## Requirement
Find how many lines hold the word "with". Give only the number.

* * * * * * *

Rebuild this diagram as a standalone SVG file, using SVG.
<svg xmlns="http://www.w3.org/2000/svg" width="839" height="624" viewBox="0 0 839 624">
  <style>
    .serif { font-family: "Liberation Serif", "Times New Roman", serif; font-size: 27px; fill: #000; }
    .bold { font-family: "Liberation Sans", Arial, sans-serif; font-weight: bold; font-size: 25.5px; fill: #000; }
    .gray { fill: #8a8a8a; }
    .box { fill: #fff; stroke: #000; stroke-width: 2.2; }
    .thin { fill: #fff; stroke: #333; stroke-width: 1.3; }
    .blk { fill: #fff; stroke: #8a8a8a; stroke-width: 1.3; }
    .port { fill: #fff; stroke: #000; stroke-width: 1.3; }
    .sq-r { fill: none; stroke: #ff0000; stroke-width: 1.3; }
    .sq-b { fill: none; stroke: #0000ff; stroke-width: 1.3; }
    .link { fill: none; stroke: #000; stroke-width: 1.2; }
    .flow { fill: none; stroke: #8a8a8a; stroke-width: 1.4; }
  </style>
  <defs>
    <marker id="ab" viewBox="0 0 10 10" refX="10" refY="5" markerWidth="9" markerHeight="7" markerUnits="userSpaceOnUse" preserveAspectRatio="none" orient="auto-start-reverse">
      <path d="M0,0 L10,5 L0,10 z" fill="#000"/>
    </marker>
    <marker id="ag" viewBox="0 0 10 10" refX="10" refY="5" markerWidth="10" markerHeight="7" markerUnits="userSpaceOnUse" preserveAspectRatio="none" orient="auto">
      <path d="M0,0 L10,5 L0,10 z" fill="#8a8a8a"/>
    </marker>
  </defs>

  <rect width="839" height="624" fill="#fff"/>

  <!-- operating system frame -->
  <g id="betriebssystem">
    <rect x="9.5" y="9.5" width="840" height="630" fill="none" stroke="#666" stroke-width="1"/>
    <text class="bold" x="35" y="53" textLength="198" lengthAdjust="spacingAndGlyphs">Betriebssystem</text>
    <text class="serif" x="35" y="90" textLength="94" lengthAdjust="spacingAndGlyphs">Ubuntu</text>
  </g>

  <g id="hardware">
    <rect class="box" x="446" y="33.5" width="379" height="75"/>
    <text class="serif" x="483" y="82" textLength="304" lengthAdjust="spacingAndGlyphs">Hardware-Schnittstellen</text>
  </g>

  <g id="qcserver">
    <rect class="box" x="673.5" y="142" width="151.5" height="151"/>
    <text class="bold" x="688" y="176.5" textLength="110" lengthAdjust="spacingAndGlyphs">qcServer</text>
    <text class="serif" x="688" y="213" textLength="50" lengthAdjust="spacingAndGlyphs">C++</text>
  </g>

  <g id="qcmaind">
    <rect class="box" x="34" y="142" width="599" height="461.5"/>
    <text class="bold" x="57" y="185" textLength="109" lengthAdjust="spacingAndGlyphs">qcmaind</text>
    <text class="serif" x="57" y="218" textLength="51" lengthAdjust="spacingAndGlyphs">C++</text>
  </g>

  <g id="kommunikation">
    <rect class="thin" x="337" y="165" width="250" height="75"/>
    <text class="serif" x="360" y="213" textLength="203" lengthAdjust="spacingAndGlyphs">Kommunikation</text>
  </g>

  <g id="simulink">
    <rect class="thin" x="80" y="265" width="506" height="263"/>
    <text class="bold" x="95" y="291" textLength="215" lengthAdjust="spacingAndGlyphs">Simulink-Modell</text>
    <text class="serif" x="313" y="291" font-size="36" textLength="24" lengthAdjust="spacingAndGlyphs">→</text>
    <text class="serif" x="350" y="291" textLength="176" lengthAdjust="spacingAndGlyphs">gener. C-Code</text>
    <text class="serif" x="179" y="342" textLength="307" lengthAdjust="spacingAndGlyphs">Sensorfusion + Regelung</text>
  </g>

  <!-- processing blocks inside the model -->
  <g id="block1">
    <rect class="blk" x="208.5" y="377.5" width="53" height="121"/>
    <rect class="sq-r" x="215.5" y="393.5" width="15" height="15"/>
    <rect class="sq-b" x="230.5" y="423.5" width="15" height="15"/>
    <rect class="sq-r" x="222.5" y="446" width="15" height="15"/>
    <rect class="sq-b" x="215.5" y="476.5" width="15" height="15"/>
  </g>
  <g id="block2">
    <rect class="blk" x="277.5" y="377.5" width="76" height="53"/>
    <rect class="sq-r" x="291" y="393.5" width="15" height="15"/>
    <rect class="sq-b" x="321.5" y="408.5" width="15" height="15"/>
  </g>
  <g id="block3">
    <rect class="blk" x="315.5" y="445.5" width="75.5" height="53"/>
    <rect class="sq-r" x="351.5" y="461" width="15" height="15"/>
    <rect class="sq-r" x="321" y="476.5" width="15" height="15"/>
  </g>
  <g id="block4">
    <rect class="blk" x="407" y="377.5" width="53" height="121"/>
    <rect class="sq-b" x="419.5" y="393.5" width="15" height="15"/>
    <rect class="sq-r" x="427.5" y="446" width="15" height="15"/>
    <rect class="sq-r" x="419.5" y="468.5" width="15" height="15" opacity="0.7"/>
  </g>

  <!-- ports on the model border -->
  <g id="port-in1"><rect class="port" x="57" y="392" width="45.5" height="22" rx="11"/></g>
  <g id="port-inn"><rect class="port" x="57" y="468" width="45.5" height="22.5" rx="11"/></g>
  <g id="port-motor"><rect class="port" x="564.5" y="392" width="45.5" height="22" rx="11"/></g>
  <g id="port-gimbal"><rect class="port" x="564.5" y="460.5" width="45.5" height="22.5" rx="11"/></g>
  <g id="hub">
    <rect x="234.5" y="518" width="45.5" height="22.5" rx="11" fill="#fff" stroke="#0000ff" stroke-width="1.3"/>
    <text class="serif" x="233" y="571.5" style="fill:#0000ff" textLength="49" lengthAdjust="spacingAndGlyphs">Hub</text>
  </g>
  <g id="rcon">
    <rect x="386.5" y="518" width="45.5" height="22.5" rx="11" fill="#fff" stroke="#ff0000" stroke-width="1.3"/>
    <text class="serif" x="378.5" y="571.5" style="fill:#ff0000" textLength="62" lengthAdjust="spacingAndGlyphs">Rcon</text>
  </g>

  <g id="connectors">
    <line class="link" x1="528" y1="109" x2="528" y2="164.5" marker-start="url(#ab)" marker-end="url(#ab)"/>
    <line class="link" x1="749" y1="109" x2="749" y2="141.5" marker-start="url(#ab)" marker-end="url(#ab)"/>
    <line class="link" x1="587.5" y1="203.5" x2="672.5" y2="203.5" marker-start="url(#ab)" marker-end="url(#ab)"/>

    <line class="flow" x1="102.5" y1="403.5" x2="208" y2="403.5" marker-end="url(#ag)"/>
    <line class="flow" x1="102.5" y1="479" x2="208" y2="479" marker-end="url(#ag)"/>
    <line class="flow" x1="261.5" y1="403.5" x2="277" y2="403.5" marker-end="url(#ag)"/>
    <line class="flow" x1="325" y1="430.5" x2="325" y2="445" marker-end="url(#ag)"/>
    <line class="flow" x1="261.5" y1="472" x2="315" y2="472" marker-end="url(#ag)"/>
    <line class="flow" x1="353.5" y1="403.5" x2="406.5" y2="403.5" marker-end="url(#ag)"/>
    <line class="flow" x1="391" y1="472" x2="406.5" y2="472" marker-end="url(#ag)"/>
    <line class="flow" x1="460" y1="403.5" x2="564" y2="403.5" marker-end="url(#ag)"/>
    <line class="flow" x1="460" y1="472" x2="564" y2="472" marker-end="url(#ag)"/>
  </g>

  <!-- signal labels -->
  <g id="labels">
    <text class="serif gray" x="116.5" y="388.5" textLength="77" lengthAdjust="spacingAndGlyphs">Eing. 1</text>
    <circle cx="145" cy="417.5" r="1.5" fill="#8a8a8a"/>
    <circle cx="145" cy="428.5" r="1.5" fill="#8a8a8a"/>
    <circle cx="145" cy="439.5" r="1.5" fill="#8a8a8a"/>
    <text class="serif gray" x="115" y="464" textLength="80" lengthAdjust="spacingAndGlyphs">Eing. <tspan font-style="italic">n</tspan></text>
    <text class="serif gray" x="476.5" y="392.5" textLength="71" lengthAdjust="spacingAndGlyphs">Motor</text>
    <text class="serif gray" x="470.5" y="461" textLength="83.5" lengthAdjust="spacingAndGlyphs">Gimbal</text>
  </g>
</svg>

* * * * * * *

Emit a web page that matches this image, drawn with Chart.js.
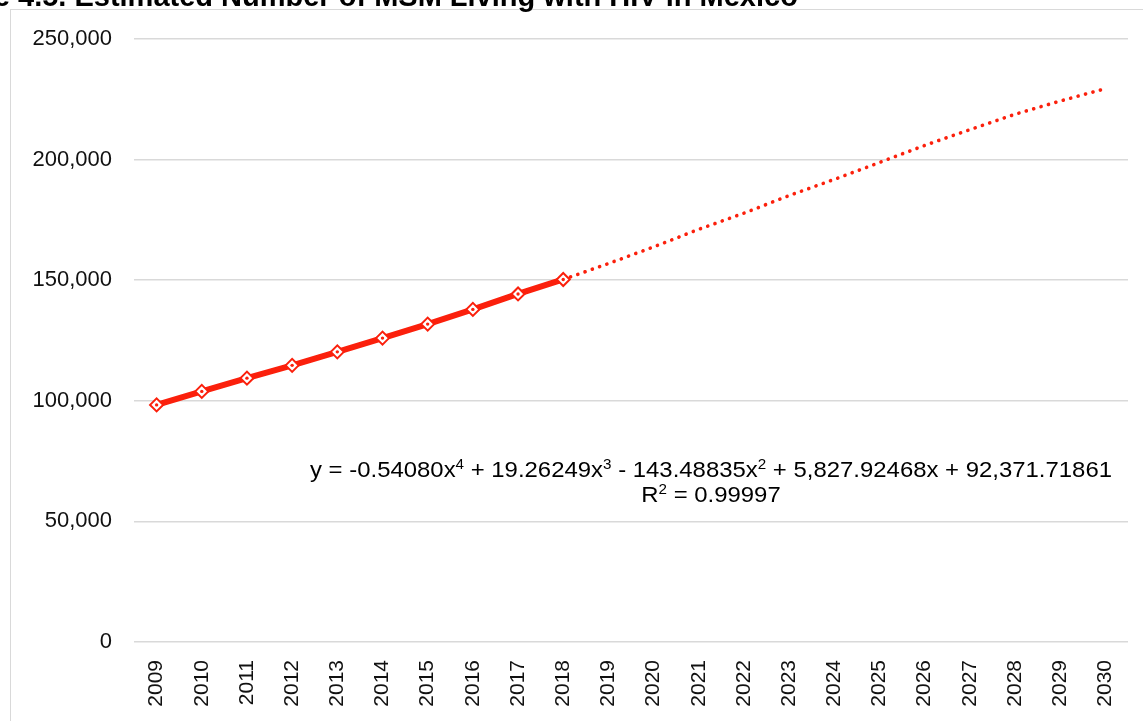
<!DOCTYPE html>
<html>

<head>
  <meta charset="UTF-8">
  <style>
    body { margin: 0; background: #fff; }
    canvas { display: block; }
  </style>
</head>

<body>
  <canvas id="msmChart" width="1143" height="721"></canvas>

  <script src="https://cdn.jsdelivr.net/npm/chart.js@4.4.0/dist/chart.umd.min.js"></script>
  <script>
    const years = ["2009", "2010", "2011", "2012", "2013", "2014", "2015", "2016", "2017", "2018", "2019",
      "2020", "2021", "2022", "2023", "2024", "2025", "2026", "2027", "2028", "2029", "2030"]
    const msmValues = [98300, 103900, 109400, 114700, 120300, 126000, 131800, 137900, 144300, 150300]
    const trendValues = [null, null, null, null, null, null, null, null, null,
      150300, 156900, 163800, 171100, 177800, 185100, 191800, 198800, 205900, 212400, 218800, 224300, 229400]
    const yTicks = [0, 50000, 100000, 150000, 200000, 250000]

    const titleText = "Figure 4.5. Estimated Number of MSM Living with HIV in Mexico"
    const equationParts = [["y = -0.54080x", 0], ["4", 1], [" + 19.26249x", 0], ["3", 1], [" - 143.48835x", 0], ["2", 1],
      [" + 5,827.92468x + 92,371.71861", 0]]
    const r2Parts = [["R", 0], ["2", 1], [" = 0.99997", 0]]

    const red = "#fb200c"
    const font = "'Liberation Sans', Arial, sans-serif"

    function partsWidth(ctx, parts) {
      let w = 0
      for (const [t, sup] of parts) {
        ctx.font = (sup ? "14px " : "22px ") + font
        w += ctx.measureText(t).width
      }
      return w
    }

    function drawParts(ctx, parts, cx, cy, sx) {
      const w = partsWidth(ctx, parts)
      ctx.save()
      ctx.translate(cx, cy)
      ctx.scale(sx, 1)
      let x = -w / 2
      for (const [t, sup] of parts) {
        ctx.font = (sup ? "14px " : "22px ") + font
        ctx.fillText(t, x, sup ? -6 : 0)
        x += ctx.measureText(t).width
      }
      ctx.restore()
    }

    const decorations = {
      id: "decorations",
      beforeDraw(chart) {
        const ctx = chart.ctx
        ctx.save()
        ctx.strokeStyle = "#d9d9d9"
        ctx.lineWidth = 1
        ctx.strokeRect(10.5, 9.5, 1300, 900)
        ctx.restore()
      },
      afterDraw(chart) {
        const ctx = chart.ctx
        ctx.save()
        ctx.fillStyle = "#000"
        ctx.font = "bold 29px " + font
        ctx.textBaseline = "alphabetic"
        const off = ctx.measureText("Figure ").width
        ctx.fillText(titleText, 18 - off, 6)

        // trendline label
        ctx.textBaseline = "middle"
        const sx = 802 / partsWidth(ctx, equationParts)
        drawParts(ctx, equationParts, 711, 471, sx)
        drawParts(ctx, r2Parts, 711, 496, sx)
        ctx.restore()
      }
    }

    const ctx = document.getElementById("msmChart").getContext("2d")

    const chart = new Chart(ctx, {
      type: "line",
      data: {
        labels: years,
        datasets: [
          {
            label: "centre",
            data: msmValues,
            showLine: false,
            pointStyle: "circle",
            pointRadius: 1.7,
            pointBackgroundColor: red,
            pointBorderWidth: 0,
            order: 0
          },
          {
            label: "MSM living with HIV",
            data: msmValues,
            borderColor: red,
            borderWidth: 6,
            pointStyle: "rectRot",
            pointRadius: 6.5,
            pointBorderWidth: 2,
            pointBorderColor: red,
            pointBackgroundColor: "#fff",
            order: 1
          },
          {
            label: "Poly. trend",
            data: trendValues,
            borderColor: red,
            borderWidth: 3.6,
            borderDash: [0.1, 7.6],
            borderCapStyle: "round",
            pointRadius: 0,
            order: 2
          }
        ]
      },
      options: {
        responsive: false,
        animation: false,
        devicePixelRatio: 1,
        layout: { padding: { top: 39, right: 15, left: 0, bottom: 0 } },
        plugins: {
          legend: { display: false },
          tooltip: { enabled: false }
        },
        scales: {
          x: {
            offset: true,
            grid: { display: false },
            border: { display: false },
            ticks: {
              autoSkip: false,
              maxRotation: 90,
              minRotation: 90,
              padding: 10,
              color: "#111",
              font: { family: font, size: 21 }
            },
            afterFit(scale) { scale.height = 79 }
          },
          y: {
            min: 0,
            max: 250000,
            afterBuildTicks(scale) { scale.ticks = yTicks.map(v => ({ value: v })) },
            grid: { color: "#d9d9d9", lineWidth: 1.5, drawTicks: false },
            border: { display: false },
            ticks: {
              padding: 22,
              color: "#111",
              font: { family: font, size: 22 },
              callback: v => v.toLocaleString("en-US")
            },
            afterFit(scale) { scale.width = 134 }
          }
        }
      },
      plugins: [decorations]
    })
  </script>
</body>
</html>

* * * * * * *

## Answer below
3